▶ **Task statement**: Would you transcribe the listing that follows, character for character, and omit its images?

-------------------------

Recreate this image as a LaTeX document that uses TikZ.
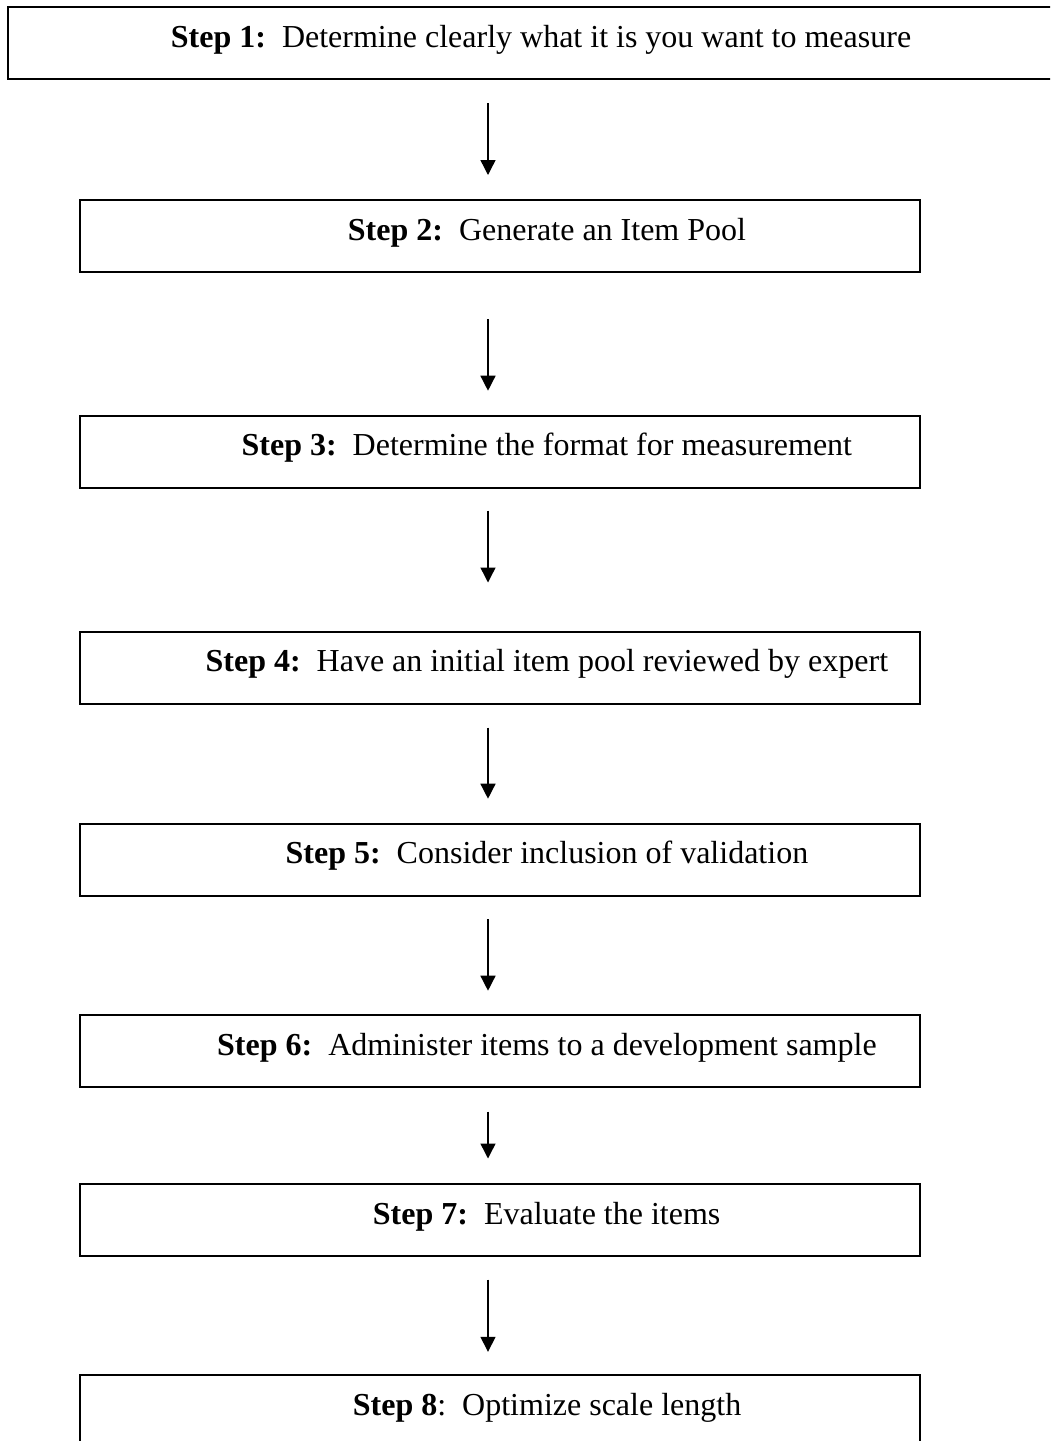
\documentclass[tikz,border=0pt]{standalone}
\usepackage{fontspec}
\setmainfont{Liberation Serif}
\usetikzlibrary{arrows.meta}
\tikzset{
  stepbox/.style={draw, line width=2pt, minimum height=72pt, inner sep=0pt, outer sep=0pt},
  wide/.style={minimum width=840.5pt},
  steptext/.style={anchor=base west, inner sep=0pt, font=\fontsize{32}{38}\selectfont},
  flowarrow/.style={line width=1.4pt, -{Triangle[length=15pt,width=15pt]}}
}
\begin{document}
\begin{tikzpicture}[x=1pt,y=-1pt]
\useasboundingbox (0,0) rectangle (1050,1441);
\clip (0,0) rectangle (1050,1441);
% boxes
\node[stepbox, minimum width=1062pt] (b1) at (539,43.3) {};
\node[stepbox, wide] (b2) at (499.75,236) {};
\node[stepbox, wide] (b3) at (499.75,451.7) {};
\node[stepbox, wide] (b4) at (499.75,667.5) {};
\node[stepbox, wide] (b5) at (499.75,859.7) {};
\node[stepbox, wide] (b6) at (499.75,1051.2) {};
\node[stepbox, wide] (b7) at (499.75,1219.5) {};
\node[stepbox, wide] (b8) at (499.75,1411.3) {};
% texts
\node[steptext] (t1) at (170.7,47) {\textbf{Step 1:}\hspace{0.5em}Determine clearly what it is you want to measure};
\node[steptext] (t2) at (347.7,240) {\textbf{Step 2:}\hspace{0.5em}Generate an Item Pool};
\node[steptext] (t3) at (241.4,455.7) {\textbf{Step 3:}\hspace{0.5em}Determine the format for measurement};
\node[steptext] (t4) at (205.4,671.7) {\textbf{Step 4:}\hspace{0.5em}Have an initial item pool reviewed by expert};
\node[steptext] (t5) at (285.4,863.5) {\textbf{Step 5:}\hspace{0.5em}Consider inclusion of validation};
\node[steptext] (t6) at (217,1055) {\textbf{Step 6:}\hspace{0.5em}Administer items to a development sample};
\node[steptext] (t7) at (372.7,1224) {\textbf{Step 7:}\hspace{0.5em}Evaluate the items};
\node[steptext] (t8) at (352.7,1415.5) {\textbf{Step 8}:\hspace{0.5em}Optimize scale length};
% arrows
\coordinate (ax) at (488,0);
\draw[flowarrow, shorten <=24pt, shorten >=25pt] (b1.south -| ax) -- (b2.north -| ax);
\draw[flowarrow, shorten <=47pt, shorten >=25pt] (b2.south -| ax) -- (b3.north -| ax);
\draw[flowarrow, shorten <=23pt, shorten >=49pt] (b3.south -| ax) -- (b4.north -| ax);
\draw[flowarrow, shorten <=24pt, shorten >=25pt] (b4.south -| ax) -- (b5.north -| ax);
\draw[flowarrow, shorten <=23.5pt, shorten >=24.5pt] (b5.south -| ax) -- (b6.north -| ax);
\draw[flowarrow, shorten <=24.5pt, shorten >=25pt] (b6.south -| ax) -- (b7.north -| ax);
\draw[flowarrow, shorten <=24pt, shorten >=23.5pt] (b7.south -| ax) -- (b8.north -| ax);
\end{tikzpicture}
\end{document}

-------------------------

▶ **Complete response**:
Recreate this image as a LaTeX document that uses TikZ.
\documentclass[tikz,border=0pt]{standalone}
\usepackage{fontspec}
\setmainfont{Liberation Serif}
\usetikzlibrary{arrows.meta}
\tikzset{
  stepbox/.style={draw, line width=2pt, minimum height=72pt, inner sep=0pt, outer sep=0pt},
  wide/.style={minimum width=840.5pt},
  steptext/.style={anchor=base west, inner sep=0pt, font=\fontsize{32}{38}\selectfont},
  flowarrow/.style={line width=1.4pt, -{Triangle[length=15pt,width=15pt]}}
}
\begin{document}
\begin{tikzpicture}[x=1pt,y=-1pt]
\useasboundingbox (0,0) rectangle (1050,1441);
\clip (0,0) rectangle (1050,1441);
% boxes
\node[stepbox, minimum width=1062pt] (b1) at (539,43.3) {};
\node[stepbox, wide] (b2) at (499.75,236) {};
\node[stepbox, wide] (b3) at (499.75,451.7) {};
\node[stepbox, wide] (b4) at (499.75,667.5) {};
\node[stepbox, wide] (b5) at (499.75,859.7) {};
\node[stepbox, wide] (b6) at (499.75,1051.2) {};
\node[stepbox, wide] (b7) at (499.75,1219.5) {};
\node[stepbox, wide] (b8) at (499.75,1411.3) {};
% texts
\node[steptext] (t1) at (170.7,47) {\textbf{Step 1:}\hspace{0.5em}Determine clearly what it is you want to measure};
\node[steptext] (t2) at (347.7,240) {\textbf{Step 2:}\hspace{0.5em}Generate an Item Pool};
\node[steptext] (t3) at (241.4,455.7) {\textbf{Step 3:}\hspace{0.5em}Determine the format for measurement};
\node[steptext] (t4) at (205.4,671.7) {\textbf{Step 4:}\hspace{0.5em}Have an initial item pool reviewed by expert};
\node[steptext] (t5) at (285.4,863.5) {\textbf{Step 5:}\hspace{0.5em}Consider inclusion of validation};
\node[steptext] (t6) at (217,1055) {\textbf{Step 6:}\hspace{0.5em}Administer items to a development sample};
\node[steptext] (t7) at (372.7,1224) {\textbf{Step 7:}\hspace{0.5em}Evaluate the items};
\node[steptext] (t8) at (352.7,1415.5) {\textbf{Step 8}:\hspace{0.5em}Optimize scale length};
% arrows
\coordinate (ax) at (488,0);
\draw[flowarrow, shorten <=24pt, shorten >=25pt] (b1.south -| ax) -- (b2.north -| ax);
\draw[flowarrow, shorten <=47pt, shorten >=25pt] (b2.south -| ax) -- (b3.north -| ax);
\draw[flowarrow, shorten <=23pt, shorten >=49pt] (b3.south -| ax) -- (b4.north -| ax);
\draw[flowarrow, shorten <=24pt, shorten >=25pt] (b4.south -| ax) -- (b5.north -| ax);
\draw[flowarrow, shorten <=23.5pt, shorten >=24.5pt] (b5.south -| ax) -- (b6.north -| ax);
\draw[flowarrow, shorten <=24.5pt, shorten >=25pt] (b6.south -| ax) -- (b7.north -| ax);
\draw[flowarrow, shorten <=24pt, shorten >=23.5pt] (b7.south -| ax) -- (b8.north -| ax);
\end{tikzpicture}
\end{document}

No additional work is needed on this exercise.